* What you need to do:
Return exactly, please, the lines that run from the line with "Clone this chart in matplotlib." to the line with "ppm = np.round(np.arange(4.00, 0.215, -0.02), 2)", ends included, and omit all pictures.

+++ Source records +++

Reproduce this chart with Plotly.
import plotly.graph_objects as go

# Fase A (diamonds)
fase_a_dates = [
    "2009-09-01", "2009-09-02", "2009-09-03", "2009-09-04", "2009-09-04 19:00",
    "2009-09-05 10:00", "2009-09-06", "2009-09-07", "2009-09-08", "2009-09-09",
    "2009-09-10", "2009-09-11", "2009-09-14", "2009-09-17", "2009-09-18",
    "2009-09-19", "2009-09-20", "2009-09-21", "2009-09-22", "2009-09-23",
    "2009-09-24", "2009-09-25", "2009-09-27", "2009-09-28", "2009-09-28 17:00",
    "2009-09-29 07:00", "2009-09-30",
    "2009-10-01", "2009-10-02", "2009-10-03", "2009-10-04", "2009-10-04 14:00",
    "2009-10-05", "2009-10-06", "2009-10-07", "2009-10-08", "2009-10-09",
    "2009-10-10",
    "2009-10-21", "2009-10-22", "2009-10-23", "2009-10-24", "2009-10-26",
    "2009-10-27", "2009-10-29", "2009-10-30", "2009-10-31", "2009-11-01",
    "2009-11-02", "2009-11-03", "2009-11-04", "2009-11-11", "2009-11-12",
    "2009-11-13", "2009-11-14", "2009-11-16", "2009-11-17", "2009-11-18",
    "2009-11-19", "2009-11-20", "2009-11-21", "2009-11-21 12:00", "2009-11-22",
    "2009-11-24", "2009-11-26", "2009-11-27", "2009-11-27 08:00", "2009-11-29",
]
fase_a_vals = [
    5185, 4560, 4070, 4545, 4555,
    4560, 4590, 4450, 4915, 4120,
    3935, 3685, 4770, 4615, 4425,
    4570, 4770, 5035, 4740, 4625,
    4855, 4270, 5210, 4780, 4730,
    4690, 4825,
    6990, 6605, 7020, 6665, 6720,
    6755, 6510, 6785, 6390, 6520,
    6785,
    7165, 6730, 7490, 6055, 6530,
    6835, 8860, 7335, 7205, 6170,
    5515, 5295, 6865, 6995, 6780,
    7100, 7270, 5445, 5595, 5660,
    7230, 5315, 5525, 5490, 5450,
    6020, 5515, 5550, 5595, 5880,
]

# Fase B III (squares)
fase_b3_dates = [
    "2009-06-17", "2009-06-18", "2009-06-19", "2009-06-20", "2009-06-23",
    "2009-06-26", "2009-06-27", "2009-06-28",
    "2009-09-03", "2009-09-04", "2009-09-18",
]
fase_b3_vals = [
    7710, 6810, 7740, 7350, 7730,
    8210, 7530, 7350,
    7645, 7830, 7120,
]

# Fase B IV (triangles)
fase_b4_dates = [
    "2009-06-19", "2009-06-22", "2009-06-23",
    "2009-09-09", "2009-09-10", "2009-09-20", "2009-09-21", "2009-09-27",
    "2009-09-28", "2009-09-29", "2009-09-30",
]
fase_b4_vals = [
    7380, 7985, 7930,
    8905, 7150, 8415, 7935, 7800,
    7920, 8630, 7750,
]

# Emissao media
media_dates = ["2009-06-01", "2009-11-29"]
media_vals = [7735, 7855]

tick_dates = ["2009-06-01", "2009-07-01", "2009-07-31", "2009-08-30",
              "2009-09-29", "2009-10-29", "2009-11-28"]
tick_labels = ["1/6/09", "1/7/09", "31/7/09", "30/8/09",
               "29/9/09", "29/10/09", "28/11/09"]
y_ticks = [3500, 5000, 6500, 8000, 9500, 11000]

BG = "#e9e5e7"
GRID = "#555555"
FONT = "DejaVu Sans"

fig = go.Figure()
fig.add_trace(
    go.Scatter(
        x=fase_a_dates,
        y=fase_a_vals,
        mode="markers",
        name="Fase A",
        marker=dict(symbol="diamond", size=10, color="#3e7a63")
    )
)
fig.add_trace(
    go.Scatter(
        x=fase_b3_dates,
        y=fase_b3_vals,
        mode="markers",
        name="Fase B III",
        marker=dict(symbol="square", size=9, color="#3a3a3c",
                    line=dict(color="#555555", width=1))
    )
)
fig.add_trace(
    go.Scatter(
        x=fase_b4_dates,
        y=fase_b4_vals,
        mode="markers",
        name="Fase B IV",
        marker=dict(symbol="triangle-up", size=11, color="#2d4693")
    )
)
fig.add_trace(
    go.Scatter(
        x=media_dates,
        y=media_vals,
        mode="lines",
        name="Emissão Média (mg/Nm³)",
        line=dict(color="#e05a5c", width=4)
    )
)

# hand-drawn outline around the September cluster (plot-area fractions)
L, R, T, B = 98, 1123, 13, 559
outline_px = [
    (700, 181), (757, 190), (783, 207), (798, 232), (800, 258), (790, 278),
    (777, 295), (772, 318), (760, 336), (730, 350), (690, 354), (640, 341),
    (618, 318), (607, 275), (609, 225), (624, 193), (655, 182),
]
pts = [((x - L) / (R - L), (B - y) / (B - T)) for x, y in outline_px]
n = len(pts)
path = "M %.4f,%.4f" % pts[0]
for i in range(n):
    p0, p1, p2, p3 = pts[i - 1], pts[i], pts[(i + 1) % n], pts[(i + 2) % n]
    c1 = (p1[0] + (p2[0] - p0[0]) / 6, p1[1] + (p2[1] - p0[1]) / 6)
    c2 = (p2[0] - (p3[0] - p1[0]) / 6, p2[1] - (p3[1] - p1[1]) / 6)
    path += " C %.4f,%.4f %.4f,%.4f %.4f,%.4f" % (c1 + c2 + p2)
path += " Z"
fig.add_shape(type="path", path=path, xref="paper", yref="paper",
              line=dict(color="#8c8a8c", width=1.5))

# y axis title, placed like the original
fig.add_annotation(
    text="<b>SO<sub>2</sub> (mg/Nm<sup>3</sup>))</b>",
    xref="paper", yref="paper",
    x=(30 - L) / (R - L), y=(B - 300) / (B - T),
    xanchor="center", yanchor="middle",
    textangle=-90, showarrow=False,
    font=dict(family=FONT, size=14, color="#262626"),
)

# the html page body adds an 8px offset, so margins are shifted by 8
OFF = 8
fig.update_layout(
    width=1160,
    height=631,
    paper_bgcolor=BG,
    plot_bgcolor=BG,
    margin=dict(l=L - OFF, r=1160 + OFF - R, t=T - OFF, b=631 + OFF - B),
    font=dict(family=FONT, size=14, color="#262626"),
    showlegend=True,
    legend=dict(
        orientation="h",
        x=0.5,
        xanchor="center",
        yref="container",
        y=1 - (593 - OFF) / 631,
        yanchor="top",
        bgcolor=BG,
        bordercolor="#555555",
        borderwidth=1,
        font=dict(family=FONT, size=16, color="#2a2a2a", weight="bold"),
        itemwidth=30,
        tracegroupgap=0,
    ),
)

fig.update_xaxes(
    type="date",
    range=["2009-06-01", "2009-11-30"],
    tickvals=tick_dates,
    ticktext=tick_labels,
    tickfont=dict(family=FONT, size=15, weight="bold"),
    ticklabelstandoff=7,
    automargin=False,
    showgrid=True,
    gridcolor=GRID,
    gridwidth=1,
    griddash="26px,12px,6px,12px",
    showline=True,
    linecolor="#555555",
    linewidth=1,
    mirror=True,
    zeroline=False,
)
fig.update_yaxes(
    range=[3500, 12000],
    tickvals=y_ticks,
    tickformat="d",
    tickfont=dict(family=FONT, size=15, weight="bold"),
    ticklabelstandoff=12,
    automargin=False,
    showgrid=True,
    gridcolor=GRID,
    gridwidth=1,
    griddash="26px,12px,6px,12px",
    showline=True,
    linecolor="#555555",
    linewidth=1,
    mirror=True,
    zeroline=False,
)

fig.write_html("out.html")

+++
+++ Source records +++

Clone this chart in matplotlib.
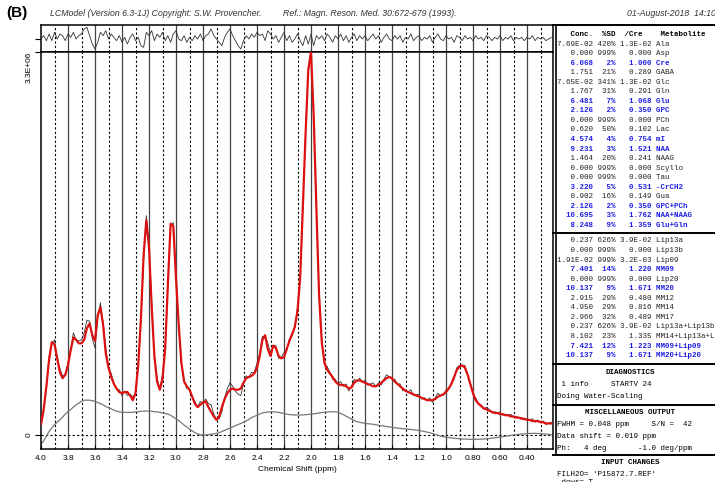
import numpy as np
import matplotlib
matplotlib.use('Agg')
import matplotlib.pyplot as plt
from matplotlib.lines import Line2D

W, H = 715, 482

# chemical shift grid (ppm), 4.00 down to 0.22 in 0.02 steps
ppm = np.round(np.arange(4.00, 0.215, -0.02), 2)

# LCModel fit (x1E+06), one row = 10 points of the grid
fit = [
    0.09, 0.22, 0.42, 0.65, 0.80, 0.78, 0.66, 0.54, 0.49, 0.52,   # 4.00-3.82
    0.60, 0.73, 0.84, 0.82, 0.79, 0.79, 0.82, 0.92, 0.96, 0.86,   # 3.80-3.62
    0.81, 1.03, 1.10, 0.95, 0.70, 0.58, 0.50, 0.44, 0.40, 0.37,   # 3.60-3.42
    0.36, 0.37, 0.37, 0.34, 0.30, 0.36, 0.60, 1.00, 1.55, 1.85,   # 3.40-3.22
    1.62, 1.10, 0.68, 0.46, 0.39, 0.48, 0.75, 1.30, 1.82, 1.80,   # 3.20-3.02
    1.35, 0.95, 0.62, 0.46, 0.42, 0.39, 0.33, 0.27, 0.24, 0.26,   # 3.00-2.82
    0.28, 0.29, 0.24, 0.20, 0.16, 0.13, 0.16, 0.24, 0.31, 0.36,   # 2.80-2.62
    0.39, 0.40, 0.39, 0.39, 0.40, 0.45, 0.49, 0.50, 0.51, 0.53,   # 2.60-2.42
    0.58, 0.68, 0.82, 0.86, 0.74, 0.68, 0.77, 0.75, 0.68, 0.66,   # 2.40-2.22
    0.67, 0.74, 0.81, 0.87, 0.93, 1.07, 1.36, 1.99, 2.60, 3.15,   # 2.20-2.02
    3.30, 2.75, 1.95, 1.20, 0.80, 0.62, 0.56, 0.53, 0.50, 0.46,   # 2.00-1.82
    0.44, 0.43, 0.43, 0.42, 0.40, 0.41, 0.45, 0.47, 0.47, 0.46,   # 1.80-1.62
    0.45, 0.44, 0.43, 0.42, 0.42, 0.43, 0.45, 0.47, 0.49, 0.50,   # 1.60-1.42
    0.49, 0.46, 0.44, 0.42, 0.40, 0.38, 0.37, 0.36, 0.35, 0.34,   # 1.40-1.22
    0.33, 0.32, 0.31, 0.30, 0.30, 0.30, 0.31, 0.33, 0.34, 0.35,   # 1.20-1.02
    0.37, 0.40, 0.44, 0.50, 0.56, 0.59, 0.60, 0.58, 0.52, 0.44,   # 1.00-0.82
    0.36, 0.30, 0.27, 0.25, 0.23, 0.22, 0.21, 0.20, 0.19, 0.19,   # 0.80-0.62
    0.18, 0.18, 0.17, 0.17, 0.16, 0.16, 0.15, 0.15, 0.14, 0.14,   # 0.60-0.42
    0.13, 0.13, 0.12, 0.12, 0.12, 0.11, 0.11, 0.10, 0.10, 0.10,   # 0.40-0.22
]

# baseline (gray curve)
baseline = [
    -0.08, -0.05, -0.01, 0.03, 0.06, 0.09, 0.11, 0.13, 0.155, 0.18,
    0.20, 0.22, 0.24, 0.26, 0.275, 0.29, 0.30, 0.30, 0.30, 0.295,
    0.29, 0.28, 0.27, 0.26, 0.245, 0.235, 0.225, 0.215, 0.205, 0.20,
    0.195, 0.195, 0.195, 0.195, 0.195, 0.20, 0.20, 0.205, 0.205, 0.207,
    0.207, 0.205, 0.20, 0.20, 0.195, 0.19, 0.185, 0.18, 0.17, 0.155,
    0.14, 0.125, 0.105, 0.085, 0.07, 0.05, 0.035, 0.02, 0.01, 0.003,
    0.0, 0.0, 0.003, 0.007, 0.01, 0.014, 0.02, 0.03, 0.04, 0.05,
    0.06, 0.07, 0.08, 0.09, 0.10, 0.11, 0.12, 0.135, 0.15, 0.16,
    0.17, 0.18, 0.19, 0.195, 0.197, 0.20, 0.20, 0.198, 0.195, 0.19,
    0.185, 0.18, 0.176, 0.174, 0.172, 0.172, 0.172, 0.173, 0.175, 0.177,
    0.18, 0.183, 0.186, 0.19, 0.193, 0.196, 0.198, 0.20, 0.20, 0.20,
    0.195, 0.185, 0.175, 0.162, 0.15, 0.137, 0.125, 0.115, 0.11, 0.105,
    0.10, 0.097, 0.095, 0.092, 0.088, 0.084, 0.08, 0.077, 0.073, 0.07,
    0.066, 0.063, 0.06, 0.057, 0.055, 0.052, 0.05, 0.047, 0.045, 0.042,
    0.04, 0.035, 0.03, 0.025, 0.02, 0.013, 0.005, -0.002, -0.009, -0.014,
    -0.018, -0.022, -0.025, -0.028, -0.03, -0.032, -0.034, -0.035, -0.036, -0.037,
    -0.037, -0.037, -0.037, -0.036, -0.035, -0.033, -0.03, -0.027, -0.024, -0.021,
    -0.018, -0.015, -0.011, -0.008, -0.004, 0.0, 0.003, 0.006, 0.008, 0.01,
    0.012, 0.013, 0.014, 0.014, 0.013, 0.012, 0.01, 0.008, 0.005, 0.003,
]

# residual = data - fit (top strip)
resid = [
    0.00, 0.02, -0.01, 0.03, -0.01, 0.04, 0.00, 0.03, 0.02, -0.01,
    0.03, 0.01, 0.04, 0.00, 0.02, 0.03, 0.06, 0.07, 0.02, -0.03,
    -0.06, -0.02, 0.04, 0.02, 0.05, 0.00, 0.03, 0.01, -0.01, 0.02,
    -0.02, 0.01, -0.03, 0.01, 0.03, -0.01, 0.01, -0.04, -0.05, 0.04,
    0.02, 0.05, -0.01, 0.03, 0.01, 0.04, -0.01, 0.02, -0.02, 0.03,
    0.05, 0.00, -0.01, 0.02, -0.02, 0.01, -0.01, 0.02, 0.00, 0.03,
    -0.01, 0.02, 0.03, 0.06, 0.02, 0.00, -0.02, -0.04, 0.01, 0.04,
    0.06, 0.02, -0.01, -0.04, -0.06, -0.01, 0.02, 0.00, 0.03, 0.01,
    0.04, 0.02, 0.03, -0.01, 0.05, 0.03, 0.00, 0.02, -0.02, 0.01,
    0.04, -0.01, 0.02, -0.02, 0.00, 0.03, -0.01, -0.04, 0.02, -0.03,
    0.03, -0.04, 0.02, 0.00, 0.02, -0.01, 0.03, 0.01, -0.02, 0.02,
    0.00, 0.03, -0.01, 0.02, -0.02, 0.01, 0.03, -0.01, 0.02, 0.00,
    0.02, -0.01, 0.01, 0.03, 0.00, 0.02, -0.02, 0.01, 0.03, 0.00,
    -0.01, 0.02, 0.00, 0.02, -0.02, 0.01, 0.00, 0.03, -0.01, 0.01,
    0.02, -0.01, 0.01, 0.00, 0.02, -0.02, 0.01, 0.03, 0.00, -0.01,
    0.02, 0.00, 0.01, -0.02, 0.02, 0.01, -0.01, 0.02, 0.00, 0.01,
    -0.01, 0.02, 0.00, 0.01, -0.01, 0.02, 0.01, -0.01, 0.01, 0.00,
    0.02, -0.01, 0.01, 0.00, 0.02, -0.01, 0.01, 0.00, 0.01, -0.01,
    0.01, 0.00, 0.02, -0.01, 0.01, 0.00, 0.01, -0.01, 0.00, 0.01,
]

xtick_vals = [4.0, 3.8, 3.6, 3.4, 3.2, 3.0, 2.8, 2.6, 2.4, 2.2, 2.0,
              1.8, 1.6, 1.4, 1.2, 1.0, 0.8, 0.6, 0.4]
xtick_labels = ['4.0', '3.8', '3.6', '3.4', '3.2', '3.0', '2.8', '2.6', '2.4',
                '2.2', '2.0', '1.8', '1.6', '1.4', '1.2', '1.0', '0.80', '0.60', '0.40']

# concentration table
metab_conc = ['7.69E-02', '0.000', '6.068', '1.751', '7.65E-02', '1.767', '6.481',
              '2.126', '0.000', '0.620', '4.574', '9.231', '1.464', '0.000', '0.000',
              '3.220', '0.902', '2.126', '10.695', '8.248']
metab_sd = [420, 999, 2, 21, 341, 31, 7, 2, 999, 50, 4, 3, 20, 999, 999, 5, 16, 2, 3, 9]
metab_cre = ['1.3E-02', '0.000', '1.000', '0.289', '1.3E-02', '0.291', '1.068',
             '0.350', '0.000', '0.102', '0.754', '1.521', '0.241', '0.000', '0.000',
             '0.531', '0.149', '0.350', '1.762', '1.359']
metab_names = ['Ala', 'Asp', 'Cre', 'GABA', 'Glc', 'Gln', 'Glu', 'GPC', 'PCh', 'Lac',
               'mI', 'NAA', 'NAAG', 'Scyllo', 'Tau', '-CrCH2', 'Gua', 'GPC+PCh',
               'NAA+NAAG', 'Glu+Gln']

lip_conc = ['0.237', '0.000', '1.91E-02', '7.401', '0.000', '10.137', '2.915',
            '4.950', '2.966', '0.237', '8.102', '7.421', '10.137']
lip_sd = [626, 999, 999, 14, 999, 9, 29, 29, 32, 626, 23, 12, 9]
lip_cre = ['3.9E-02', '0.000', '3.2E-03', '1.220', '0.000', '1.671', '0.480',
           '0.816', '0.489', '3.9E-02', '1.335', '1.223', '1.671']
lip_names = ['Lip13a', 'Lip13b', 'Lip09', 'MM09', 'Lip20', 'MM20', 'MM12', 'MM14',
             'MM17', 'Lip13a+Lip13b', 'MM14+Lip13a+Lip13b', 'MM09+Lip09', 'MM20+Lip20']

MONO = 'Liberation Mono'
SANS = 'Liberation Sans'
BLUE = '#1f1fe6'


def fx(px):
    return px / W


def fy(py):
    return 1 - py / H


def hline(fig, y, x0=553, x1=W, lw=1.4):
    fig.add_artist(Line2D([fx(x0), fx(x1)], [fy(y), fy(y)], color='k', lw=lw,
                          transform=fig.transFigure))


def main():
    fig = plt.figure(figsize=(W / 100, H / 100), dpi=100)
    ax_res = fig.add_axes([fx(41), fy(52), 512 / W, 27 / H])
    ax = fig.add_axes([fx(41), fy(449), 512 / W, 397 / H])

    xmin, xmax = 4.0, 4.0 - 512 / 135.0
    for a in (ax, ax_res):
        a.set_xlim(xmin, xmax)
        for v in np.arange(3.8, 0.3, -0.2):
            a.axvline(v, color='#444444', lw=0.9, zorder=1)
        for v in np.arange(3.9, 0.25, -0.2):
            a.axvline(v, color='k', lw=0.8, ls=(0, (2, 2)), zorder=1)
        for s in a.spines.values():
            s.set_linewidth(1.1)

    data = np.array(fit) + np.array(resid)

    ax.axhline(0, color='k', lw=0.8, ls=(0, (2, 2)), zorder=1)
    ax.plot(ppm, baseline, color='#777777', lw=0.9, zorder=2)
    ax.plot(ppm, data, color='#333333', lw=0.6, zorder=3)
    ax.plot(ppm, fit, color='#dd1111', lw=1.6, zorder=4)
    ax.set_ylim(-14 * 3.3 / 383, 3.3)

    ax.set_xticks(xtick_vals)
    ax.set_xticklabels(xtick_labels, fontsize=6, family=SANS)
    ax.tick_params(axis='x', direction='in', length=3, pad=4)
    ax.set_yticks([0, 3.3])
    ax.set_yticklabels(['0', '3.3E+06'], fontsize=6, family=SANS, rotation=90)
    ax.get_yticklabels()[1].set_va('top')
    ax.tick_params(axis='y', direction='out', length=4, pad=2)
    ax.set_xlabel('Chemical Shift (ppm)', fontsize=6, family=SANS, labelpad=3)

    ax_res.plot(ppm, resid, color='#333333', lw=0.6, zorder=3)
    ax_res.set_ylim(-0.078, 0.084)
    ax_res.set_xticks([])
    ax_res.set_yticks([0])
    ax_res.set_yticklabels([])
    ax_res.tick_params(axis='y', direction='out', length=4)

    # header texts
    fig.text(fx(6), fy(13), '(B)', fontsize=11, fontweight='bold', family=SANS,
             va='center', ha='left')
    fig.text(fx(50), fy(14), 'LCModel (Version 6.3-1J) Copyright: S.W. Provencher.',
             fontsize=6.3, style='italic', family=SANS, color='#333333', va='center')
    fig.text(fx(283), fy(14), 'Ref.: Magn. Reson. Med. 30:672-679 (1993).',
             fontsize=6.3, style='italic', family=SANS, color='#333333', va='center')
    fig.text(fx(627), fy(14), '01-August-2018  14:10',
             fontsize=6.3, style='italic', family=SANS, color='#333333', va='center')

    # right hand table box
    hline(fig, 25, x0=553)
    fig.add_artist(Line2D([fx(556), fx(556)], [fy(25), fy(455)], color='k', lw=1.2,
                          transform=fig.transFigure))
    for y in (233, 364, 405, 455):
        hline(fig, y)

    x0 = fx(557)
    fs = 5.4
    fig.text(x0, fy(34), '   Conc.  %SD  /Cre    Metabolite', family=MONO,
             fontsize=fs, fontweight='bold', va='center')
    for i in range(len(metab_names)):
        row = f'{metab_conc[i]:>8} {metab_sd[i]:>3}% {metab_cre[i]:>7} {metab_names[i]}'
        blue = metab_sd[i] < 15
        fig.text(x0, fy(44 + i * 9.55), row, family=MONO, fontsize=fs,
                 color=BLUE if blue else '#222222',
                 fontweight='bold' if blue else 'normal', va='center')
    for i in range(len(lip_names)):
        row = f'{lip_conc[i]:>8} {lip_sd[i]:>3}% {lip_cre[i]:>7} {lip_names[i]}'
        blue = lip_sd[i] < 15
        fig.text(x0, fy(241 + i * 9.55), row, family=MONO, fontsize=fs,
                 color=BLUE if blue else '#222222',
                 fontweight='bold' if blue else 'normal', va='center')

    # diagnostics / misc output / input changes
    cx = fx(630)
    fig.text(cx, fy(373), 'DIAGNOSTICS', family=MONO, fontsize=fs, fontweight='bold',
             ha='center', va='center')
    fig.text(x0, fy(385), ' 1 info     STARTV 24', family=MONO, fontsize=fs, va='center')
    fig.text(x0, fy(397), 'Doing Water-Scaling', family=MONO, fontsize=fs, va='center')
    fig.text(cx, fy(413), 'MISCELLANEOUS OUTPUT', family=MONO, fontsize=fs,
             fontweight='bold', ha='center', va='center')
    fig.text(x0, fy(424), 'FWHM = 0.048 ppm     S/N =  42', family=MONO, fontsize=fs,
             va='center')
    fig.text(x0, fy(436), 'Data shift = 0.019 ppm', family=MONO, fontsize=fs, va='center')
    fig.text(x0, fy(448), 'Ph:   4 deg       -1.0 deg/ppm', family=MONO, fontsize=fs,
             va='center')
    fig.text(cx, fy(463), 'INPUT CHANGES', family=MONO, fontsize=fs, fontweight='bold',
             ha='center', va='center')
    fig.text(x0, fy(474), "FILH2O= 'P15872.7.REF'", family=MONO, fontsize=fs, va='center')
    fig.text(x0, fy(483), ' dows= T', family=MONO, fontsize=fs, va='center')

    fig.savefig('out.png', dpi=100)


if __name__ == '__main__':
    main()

+++

* Exercise output:
Clone this chart in matplotlib.
import numpy as np
import matplotlib
matplotlib.use('Agg')
import matplotlib.pyplot as plt
from matplotlib.lines import Line2D

W, H = 715, 482

# chemical shift grid (ppm), 4.00 down to 0.22 in 0.02 steps
ppm = np.round(np.arange(4.00, 0.215, -0.02), 2)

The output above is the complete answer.